Former Negotiator: Iran Not to Retreat from Nuclear Rights

TEHRAN (Tasnim) – Former Iranian negotiator on Monday highlighted the country's nuclear rights as a signatory to the Non-Proliferation Treaty (NPT), and voiced Tehran’s determination to defend nation’s rights to access nuclear energy.

Former Negotiator: Iran Not to Retreat from Nuclear Rights

“Enrichment is one of the rights of the Iranian nation and should not be traded,” Saeed Jalili said in Iran's Northeaster city of Bojnourd.

Addressing a gathering of university students, the former secretary of the Supreme National Security Council (SNSC) also said that enemies should not be permitted to define limitations and conditions for the country's rights.

“The nuclear rights of our nation are enshrined in the nuclear Non-Proliferation Treaty (NPT),” he said.

Jalili meanwhile stressed that Iran will not retreat even a single step from its nuclear rights, arguing, “That is because if the enemy feels there is a spot for its penetration; it will definitely move in and undemine our nation’s rights.”

That is while the head of the Atomic Energy Organization of Iran (AEOI) said on December 20 that Iran will not compromise on its rights should the Western side renege on the nuclear deal recently struck with Tehran.

“If the Western side violates the provisions of the agreement, we will continue on our path and will not back down from our right,” Ali Akbar Salehi told reporters in the city of Qom.

Salehi, however, expressed hope that the agreement signed between Iran and six major world powers in the Swiss city of Geneva will be fully implemented.

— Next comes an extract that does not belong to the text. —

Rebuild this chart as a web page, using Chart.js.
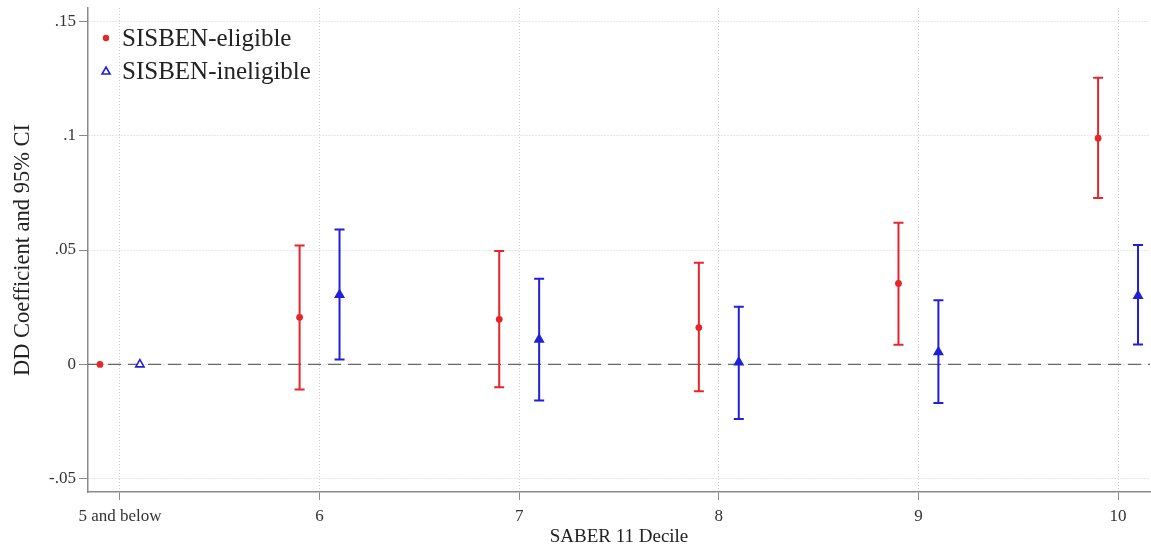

Iran will remain committed to its obligations, but will not renounce its rights enshrined in the Non-Proliferation Treaty (NPT), the AEOI chief underscored.

On November 24, Iran and the five permanent members of the United Nations Security Council - Russia, China, France, Britain and the US - plus Germany inked an interim deal in the Swiss city of Geneva to set the stage for the full resolution of the dispute over the Islamic Republic’s nuclear energy program.

As part of the Geneva deal, it was agreed that in exchange for Iran agreeing to limit certain aspects of its nuclear activities, the country would be provided with a certain amount of sanctions relief and no more nuclear-related sanctions would be imposed on the country for six months.